Within a month I was back to normal. My eyesight had stabilized and perhaps even improved a bit, my joints felt supple and strong, and I could get to my feet without difficulty.

I’ve realized I have become dependent upon estrogen. Without it, my body rapidly begins to deteriorate. I’m not sure how far the deterioration would go or how fast it would happen. I hope I never have to find out.

I’ve come to accept my dependency. I need estrogen for survival, and I intend never to run out again. I will do what it takes to get it, even if it means going to see my smartass doctor to get a prescription. It’s a new experience, being dependent upon a drug, but I can live with the realization and even be happy about it, for estrogen is my friend. It has done much for me.
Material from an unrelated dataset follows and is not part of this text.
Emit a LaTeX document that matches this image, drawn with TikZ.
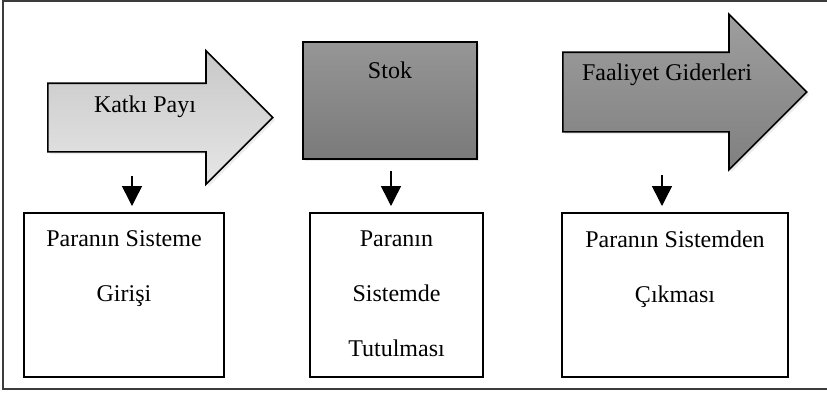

These days I need only see my doctor in order to get a prescription—but estrogen wasn’t always so easy to obtain. For more than a decade I was unable to find a physicians who would give it to me and resorted to illegal means to obtain it. I hate that it was necessary, but given the same circumstances I would do it again. Of course times have changed, and given the current plentitude of gender-friendly physicians neither I nor anyone else should ever need to resort to extralegal means to obtain estrogen. But sometimes in my nightmares I envision a post-Y2K future in which there are no Premarin factory farms, in which the drugstore shelves are bare, and in which my body screams for estrogen it can’t get. In my darkest fantasies I see myself as a vampire-like creature which must drink estrogen-laden blood in order to survive.

Surely it won’t come to that. But I will have my estrogen.